___ DATA EXTRACT ___

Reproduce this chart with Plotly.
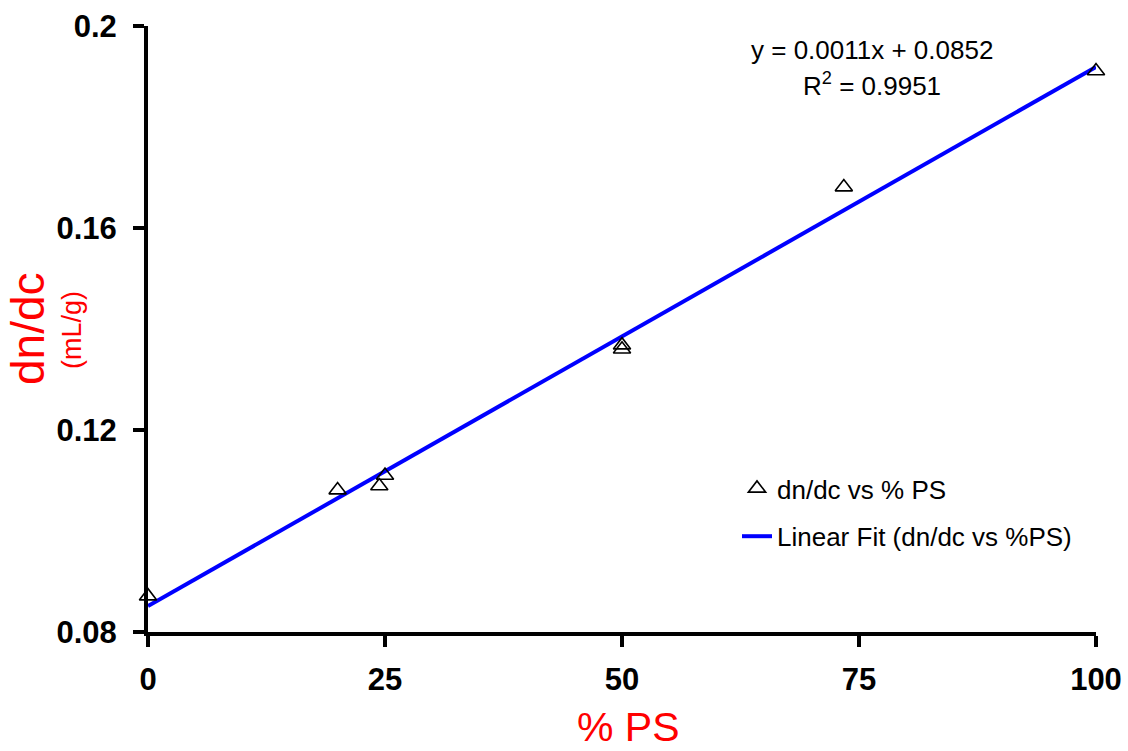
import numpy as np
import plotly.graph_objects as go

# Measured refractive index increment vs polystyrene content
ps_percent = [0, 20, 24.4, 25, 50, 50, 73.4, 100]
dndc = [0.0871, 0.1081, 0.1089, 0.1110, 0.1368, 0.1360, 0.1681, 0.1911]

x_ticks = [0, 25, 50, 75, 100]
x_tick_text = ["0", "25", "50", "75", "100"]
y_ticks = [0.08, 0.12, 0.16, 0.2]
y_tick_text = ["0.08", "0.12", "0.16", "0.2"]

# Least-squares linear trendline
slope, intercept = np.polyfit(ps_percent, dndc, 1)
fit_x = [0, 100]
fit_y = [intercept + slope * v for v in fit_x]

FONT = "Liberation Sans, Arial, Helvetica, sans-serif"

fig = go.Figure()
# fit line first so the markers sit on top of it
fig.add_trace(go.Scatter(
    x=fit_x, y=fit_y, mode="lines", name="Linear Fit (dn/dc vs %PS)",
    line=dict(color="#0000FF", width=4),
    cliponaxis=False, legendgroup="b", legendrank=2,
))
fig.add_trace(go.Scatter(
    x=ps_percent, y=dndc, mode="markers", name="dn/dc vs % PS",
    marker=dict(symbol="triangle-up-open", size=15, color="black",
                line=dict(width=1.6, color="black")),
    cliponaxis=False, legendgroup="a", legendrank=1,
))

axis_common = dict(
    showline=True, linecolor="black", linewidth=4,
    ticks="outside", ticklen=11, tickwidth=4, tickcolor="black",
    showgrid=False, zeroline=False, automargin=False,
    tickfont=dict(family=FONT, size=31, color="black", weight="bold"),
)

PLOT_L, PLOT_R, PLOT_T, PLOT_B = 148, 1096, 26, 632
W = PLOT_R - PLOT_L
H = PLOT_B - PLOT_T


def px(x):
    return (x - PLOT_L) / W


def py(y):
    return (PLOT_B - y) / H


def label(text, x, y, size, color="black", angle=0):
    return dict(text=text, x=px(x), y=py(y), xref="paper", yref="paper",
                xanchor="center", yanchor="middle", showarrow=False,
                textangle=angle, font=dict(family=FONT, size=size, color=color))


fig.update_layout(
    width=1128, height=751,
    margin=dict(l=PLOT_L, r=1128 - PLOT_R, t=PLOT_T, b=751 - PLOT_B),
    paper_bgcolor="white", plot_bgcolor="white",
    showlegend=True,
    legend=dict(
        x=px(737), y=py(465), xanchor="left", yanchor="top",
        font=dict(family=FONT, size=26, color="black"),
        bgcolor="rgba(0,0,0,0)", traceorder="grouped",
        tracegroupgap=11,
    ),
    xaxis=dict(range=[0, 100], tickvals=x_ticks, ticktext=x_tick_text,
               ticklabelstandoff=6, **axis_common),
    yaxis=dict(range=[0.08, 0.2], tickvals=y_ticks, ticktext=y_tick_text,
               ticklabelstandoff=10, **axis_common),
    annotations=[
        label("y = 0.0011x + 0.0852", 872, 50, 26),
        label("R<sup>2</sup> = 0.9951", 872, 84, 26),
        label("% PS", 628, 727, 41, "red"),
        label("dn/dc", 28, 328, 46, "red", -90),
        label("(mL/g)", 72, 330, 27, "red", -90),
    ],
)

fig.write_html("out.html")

___

WHAT TO PRODUCE | Only lines belong in the copy: transcribe those from the start of the data through the line that contains "0.1360, 0.1681, 0.1911]", and skip the pictures.

RESULT OF THIS EXERCISE |
Reproduce this chart with Plotly.
import numpy as np
import plotly.graph_objects as go

# Measured refractive index increment vs polystyrene content
ps_percent = [0, 20, 24.4, 25, 50, 50, 73.4, 100]
dndc = [0.0871, 0.1081, 0.1089, 0.1110, 0.1368, 0.1360, 0.1681, 0.1911]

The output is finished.